My Question: can you please break down the exact point the code is making? Thanks.


Post-"Correct Answer" Note to self:

  • following is a 2 column table which contains user_id which is anyone's user id, and following_id which is a column of people who are being followed. Thus, the table maps people being followed and their followers.

  • user_ids is a vector of the ids of all the users who follow a particular user (e.g Taylor Swift).

  • followed_users IMHO is a misnomer. I would have named it followers_full_details or following_users. followed_users is a subset of the rows of the user table containing all the details of the followers of a particular person (Taylor Swift).

  • user is a table that contains all the details of each user of the social network


Solution

  • Of course.

    When you do a JOIN over two large tables, the JOIN might turn out to be very slow, so, if one table has n records and the other has m records, then the JOIN is doing n * m JOIN comparisons. Let's suppose that n = m = 100 000 000. In this case n * m = 100 000 000 * 100 000 000 = 10 000 000 000 000 000.

    So, if you know that in essence you will have a relatively small amount of records to join, you can search your small number of records from n records and some other small number of records from m records, let's assume that you will end up with 100 records for the first query and 10 records for the second. This would mean that you query from n records initially, then from m records and then from 100 * 10 (either a third query or some logic to parse the result, it does not matter at this point). So the magnitude is of

    100 000 000 + 100 000 000 + 100 * 10 = 200 000 000 + 1000 = 200 001 000.

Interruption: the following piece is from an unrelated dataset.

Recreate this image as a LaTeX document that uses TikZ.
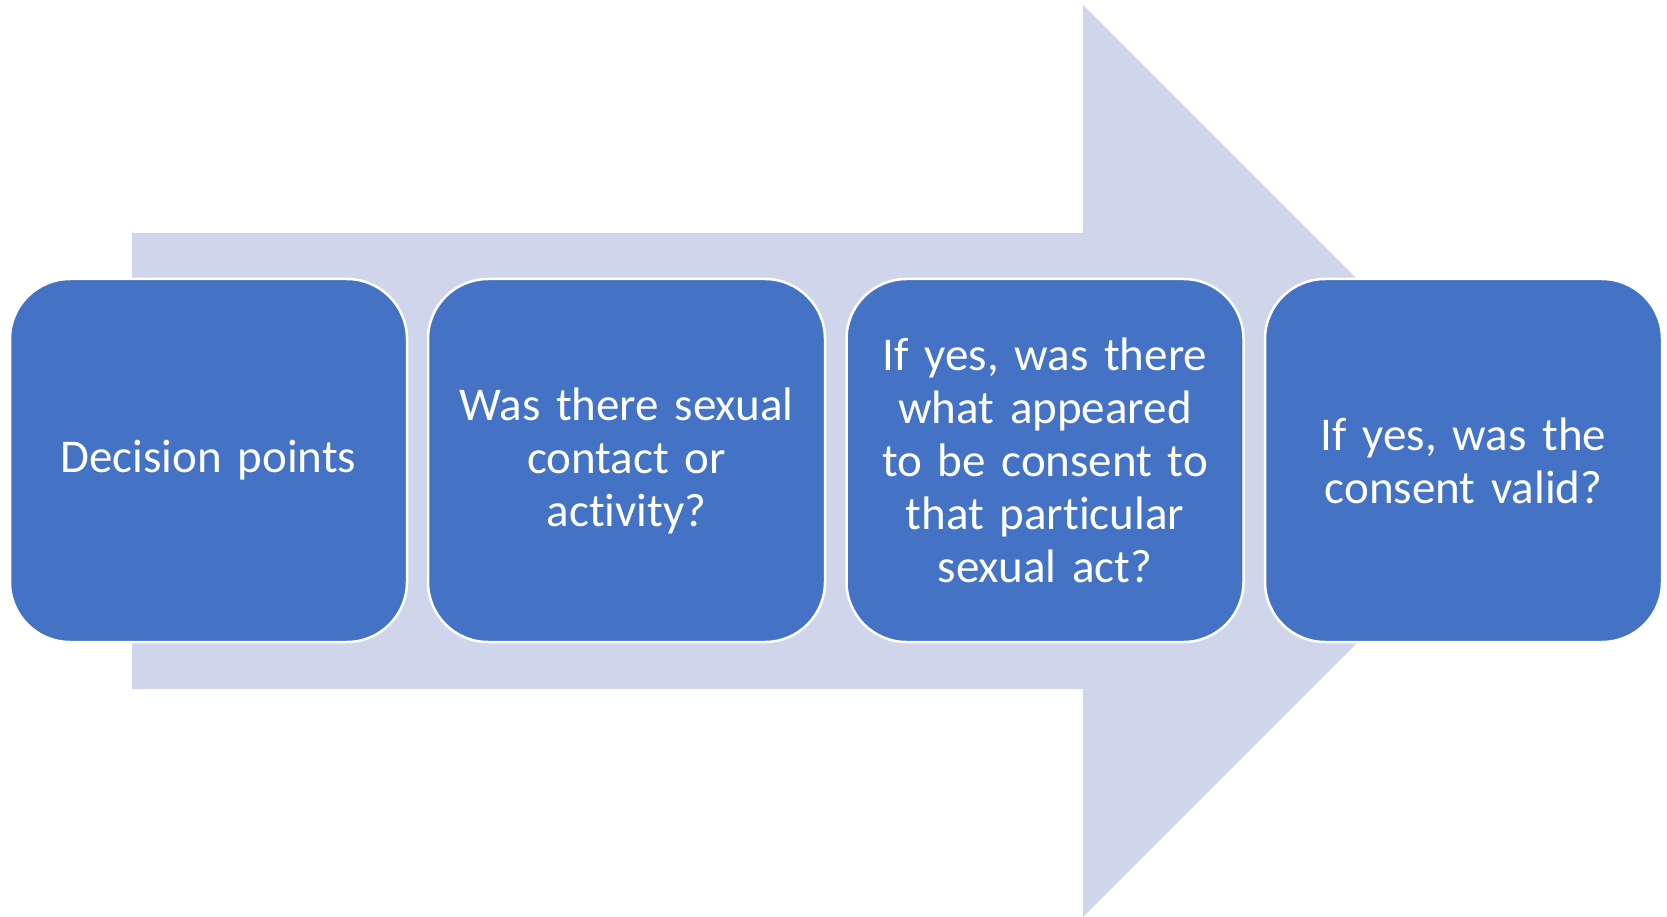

    Now, let's compare our two magnitudes:

    10 000 000 000 000 000

    vs.

    200 001 000

    We can see that there are scenarios when large joins are suboptimal in comparison to pre-selecting the "interesting" records from the tables you would otherwise join and then parse them.

    Of course, joins can largely be improved by indexing fields or field sets, for example, but there are some scenarios that are largely unimprovable. So, whenever you have a JOIN or some other multidimensional query that is underperforming, a possible way of optimization is to pre-select the component tables and do the join on the results, as long as the results are relatively small.

    Another scenario when you might want to avoid joins is when you have the same records on one dimension used for multiple joins. In this case it might make sense to pre-select the repetitive records and remove a dimension from the other searches by substituting a reference to a table with a whitelist set.

    EDIT

    Let's break down the actual code given in the question as well:

    $user_ids = $following->query_return_column_array(
        'SELECT user_id FROM ?table WHERE following_id = ?i', $this->id
    );
    
    $followed_users = $user->find(
        'SELECT * FROM ?table WHERE id IN ?ai', $user_ids
    );
    

    The example scenario has user_id and following_id as fields in the first queries. This is a scenario often seen at social networks, such as Facebook, X, Quora, etc. where users have the ability to follow each-other, i.e., a user will be notified about the actions made by the users they follow.

    The scenario here has the first query searching the users a certain user follows. The certain user who is the follower of the users we search for has the id of $this->id, which is being passed as a query parameter to the value with which matching records would have an equal following_id value, that is, we are searching for users who are followed by the user whose id is $this->id. From these records, or, in other words: from the people followed by the current user we are interested to know their ids. This is why user_id is being selected and ultimately stored into $user_ids.

    The next query is searching the attributes of these followers.

    So, we have a following table which has a user_id and a following_id field, each record representing that the user_id stored there is following following_id. Assuming that we search for users followed by user 123, this is equivalent to

    SELECT user_id
    FROM following
    WHERE following_id = 123;
    

    if there are not too many people followed by this user, then we will have reasonably few results. Let's assume that the ids of 198423, 12345, 56258 and 438397 are the user_id values of interest here. Then, we can run

    SELECT *
    FROM users
    WHERE id IN (198423, 12345, 56258, 438397);
    

    Assuming that there are 100 000 000 users and 500 000 000 followings, assuming that a user follows 5 users on average, joining 100 000 000 x 500 000 000 records might end up to be extremely suboptimal in comparison to finding 4 or 5 ids from 500 000 000 followings and then search by those ids among 100 000 000 users.

    It's 100 000 000 x 500 000 000 vs. 100 000 000 + 500 000 000

    • user_ids: a collection of ids of the users followed by a specific user in a social network
    • following: a table where tuples of (user_id, following_id) are stored, where user_id is the id of the following user and following_id is the id of the followed user
    • following_id: the id of the followed user
    • followed_users: users followed by the user whose id is $this->id
    • ai: It's a placeholder for the $user_ids parameter, most probably meaning array of integers, but nevertheless, what's important for you is that it will evaluate to (value1, value2, ...)